A number of significant reforms have taken place in Ukraine in recent years. Following a complete reboot of all state bodies − including the election of the President of Ukraine, Petro Poroshenko, as well as a new parliament and government − the Antimonopoly Committee of Ukraine (AMC) has been completely revamped.
This Ukrainian regulator consists of a head and eight state commissioners, who are appointed by the President for seven-year terms. For the first time since the AMC was established in 1992, the majority of its members have a business practice background. Some of them are well known professionals in the field of competition law, chairing competition law practices at well-known law firms. The new head of the AMC, Yuriy Terentiev, has been an in-house counsel of Ukrainian subsidiaries of multinational companies for almost 20 years. Along with his colleagues, the newly appointed state commissioners, he plans to reform the competition regulator and environment.
Reform of the competition legislation
About the most significant problem with Ukrainian competition law is the extraterritorial effect of Ukrainian merger clearance, accompanied by extremely low financial thresholds. In Ukraine this approach, unfortunately, results in imposing form over substance, imposing the requirement of merger clearance on vast numbers of transactions: nearly 1,000 transactions a year. That is three times more than in Austria and is a number comparable to the number of applications in the entire United States. Clearly, this situation requires urgent correction. According to the existing rules, in fact, cross-border transactions, even those taking place outside Ukraine and having nothing to do with the Ukrainian market and competition, could well be caught. In particular, foreign-to-foreign mergers could be subject to Ukrainian merger clearance if at least one of the companies involved has a sufficient amount of sales or assets in Ukraine.
The financial threshold test requires the worldwide aggregate value of the assets of the seller‘s group and buyer‘s group or their aggregate turnover to exceed €12 million for the preceding financial year and the worldwide aggregate assets or turnover of at least two participants to the transaction to exceed €1 million each; in addition at least one of the participants must have Ukrainian assets or Ukrainian sales turnover exceeding €1 million for the preceding financial year.
Simply put, any transaction between any two players of middle size elsewhere in the world could require merger clearance in Ukraine if at least one of the parties has sales or assets in Ukraine exceeding €1 million. And it makes no difference whether such subsidiary in Ukraine acts at the same market in which the concentration takes place.
As a result, many multinational companies do apply for a permit in Ukraine for nearly all of their transactions worldwide; however, some companies simply choose to ignore the requirement.
Therefore, one of the first reforms that the AMC plans to implement is to increase the financial threshold requirements. In addition, the AMC plans to implement fast-track procedure for merger clearance, shortening the period for review from 45 to 25 calendar days. At present, parties to a transaction need to obtain the permit for concentration from Ukrainian authorities before completing the transaction (there is no postnotification procedure, except for public biddings).
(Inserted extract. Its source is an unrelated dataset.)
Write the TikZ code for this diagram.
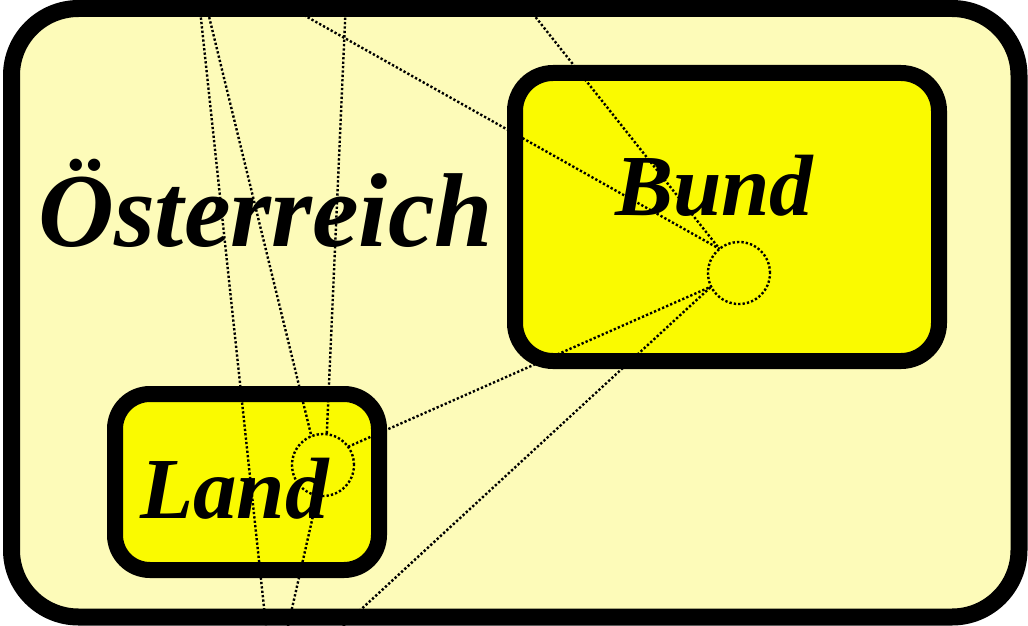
\documentclass[tikz,border=0pt]{standalone}
\usepackage{fontspec}
\setmainfont{Liberation Serif}

\definecolor{paleyellow}{RGB}{253,251,185}
\definecolor{boxyellow}{RGB}{250,250,0}

\begin{document}
\begin{tikzpicture}[x=1pt, y=-1pt,
  box/.style={rectangle, draw=black, fill=boxyellow, line width=16pt, rounded corners=38pt, inner sep=0pt, outer sep=0pt},
  port/.style={circle, draw=black, line width=2.4pt, dash pattern=on 2.3pt off 2.1pt, minimum size=62pt, inner sep=0pt, outer sep=0pt},
  link/.style={draw=black, line width=2.4pt, dash pattern=on 2.3pt off 2.1pt},
  title/.style={font=\fontsize{105}{110}\selectfont\bfseries\itshape, anchor=base west, inner sep=0pt},
  label/.style={font=\fontsize{87}{90}\selectfont\bfseries\itshape, anchor=base west, inner sep=0pt}]
  \useasboundingbox (0,0) rectangle (1028,626);

  \node[rectangle, draw=black, fill=paleyellow, line width=17pt, rounded corners=67pt, inner sep=0pt, outer sep=0pt, minimum width=1007.5pt, minimum height=608.5pt] (aut) at (515.25,312.75) {};
  \node[box, minimum width=424pt, minimum height=288pt] (bund) at (727,217) {};
  \node[box, minimum width=264pt, minimum height=176pt, rounded corners=35pt] (land) at (247,482) {};

  \node[port] (bundc) at (739,273) {};
  \node[port] (landc) at (323,465) {};

  \coordinate (topa) at (199,0);
  \coordinate (topb) at (205,0);
  \coordinate (topc) at (346,0);
  \coordinate (topd) at (277,0);
  \coordinate (tope) at (522,0);
  \coordinate (bota) at (266,626);
  \coordinate (botb) at (288,626);
  \coordinate (botc) at (343,626);

  \draw[link] (topa) -- (bota);
  \draw[link] (topb) -- (landc.112);
  \draw[link] (topc) -- (landc.83);
  \draw[link] (landc.260) -- (botb);
  \draw[link] (landc.36) -- (bundc.206);
  \draw[link] (botc) -- (bundc.206);
  \draw[link] (topd) -- (bundc.129);
  \draw[link] (tope) -- (bundc.129);

  \node[title] (auttext) at (38,246) {Österreich};
  \node[label] (bundtext) at (615,215) {Bund};
  \node[label] (landtext) at (140,518) {Land};

\end{tikzpicture}
\end{document}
Also, the authorities are reluctant to accept carveout agreements. This sometimes means a delay in the closing, and failure to comply may entail fines up to five percent of global turnover of all the parties involved. Therefore, introduction of a fast-track procedure would be welcomed by the market players.
One euro or a million? Calculating fines
Another coming amendment relates to calculation of fines for competition law violations. At the moment, the law provides only maximum amount of fines which may be imposed for those breaching the law. For instance, failure to provide information upon the Committee‘s request could entail a fine of up to one percent of the prior year’s turnover; concentration without the necessary permit could entail a fine of up to five percent of the prior year’s turnover; anticompetitive concerned actions would result in a fine up to 10 percent of the prior year’s turnover of all participants to such actions. Add to that the lack of guidelines or clear policy on how the exact amount of fines is calculated. In the past, cases arose in which one company could be fined €1,000, while another company could be fined €100,000 or more for a similar violation under similar circumstances. This disparity, and selectivity, has led to accusations of government corruption. The proposed new guidelines, which would include a list of mitigating and aggravating circumstances along with clear principles and rules for calculating fines, are drafted now and are expected to be adopted.
Going public: publication of the Antimonopoly Committee's decisions
Last but not least is the amendment which concerns publication of Committee decisions. Under current rules, decisions that the Committee has made are not typically made public – for only a limited number of cases has the outcome been publicly announced. The new rule aims to provide for publication of all decisions, excluding confidential information and commercially sensitive data. That rule has been developed and is expected to be close to approval.